Local Machine --> System --> CurrentControlSet --> Control --> SessionManager und dann kommt der Eintrag. Werde morgen den Eintrag noch nennen, falls das es jemanden hier interessiert! Hier wird der Pfad angegeben, die er löschen will. Dann habe ich das Attribut schreibgeschützt entfernt und neugestartet. Und siehe da, sie waren weg und das Installationsprogramm lief einwandfrei!
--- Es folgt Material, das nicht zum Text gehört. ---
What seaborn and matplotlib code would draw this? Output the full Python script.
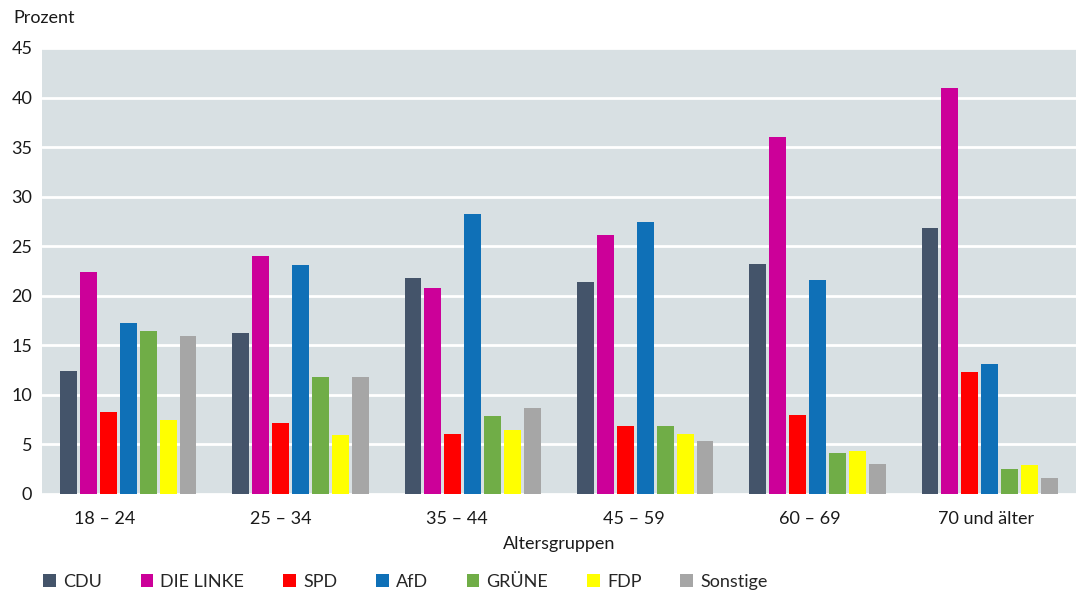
import matplotlib
matplotlib.use("Agg")
import matplotlib.pyplot as plt
from matplotlib.patches import Patch
import pandas as pd
import seaborn as sns

altersgruppen = ["18 – 24", "25 – 34", "35 – 44", "45 – 59", "60 – 69", "70 und älter"]
parteien = ["CDU", "DIE LINKE", "SPD", "AfD", "GRÜNE", "FDP", "Sonstige"]
farben = ["#44546a", "#cc0099", "#ff0000", "#0f70b7", "#70ad47", "#ffff00", "#a6a6a6"]

cdu = [12.4, 16.2, 21.8, 21.4, 23.2, 26.8]
linke = [22.4, 24.0, 20.8, 26.1, 36.0, 41.0]
spd = [8.3, 7.2, 6.1, 6.9, 8.0, 12.3]
afd = [17.3, 23.1, 28.3, 27.4, 21.6, 13.1]
gruene = [16.4, 11.8, 7.9, 6.9, 4.1, 2.5]
fdp = [7.5, 6.0, 6.5, 6.1, 4.3, 2.9]
sonstige = [15.9, 11.8, 8.7, 5.3, 3.0, 1.6]

werte = [cdu, linke, spd, afd, gruene, fdp, sonstige]
rows = []
for partei, serie in zip(parteien, werte):
    for gruppe, v in zip(altersgruppen, serie):
        rows.append({"Altersgruppe": gruppe, "Partei": partei, "Prozent": v})
df = pd.DataFrame(rows)

sns.set_theme(style="white")
plt.rcParams["font.family"] = ["Lato", "DejaVu Sans"]
fs = 13

fig = plt.figure(figsize=(10.81, 5.97), dpi=100)
ax = fig.add_axes([42 / 1081, 1 - 494 / 597, (1076 - 42) / 1081, (494 - 48) / 597])
ax.set_facecolor("#d8e0e3")

sns.barplot(data=df, x="Altersgruppe", y="Prozent", hue="Partei",
            order=altersgruppen, hue_order=parteien, palette=farben, saturation=1,
            width=0.81, gap=0.15, linewidth=0, legend=False, ax=ax)

ax.set_ylim(0, 45)
ax.set_yticks(range(0, 46, 5))
ax.set_xlim(-0.5, len(altersgruppen) - 0.5)
# Beschriftungen sitzen im Original leicht links von der Gruppenmitte
ax.set_xticks([i * 1.022 - 0.134 for i in range(len(altersgruppen))], altersgruppen)
ax.yaxis.grid(True, color="white", linewidth=2)
ax.set_axisbelow(True)
for s in ax.spines.values():
    s.set_visible(False)
ax.tick_params(axis="both", length=0, labelsize=fs, colors="#1a1a1a")
ax.tick_params(axis="y", pad=7)
ax.tick_params(axis="x", pad=12)
ax.set_ylabel("")
ax.set_xlabel("Altersgruppen", fontsize=fs, color="#1a1a1a", labelpad=7)

fig.text(13 / 1081, 1 - 18 / 597, "Prozent", fontsize=fs, color="#1a1a1a",
         ha="left", va="center")

handles = [Patch(facecolor=c, edgecolor="none") for c in farben]
fig.legend(handles, parteien, loc="center left", bbox_to_anchor=(43 / 1081, 1 - 582 / 597),
           ncol=7, frameon=False, fontsize=fs, handlelength=0.7, handleheight=0.7,
           handletextpad=0.4, columnspacing=2.15, borderaxespad=0, borderpad=0)

fig.savefig("out.png", dpi=100)
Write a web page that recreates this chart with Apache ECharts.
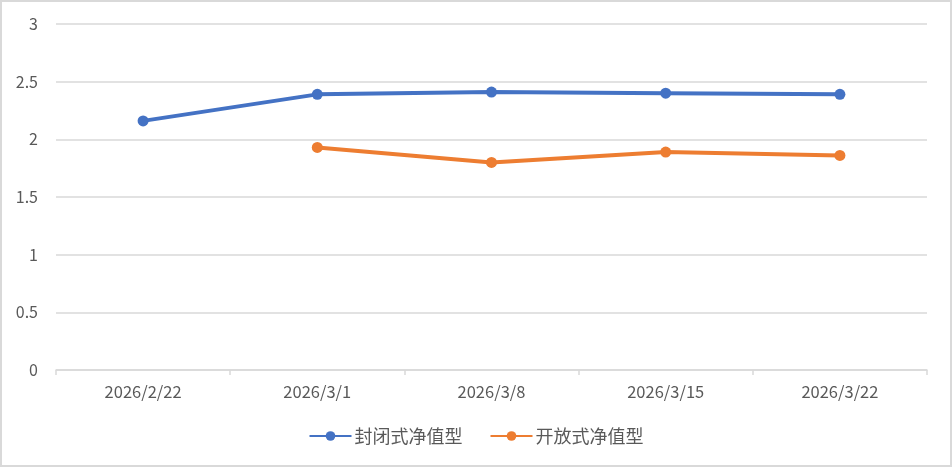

Vielen Dank für eure Tipps!

Gruß
Michael


----------



## kaufmann-michael (10 November 2003)

Hallo,

Problem gelöst. Die genaue Erklärung habe ich in der Arbeit vergessen. Aber hier mal so ungefähr: Es ist aber tatsächlich so, daß der PC versucht Dateien zu löschen, die aber nicht löschen konnte, da sie schreibgeschützt waren. Welche Dateien er beim Neustart löschen will, kann man im Eintrag in der Registry erkennen. 

Local Machine --> System --> CurrentControlSet --> Control --> SessionManager und dann kommt der Eintrag. Werde morgen den Eintrag noch nennen, falls das es jemanden hier interessiert! Hier wird der Pfad angegeben, die er löschen will. Dann habe ich das Attribut schreibgeschützt entfernt und neugestartet. Und siehe da, sie waren weg und das Installationsprogramm lief einwandfrei!

Vielen Dank für eure Tipps!

Gruß
Michael


----------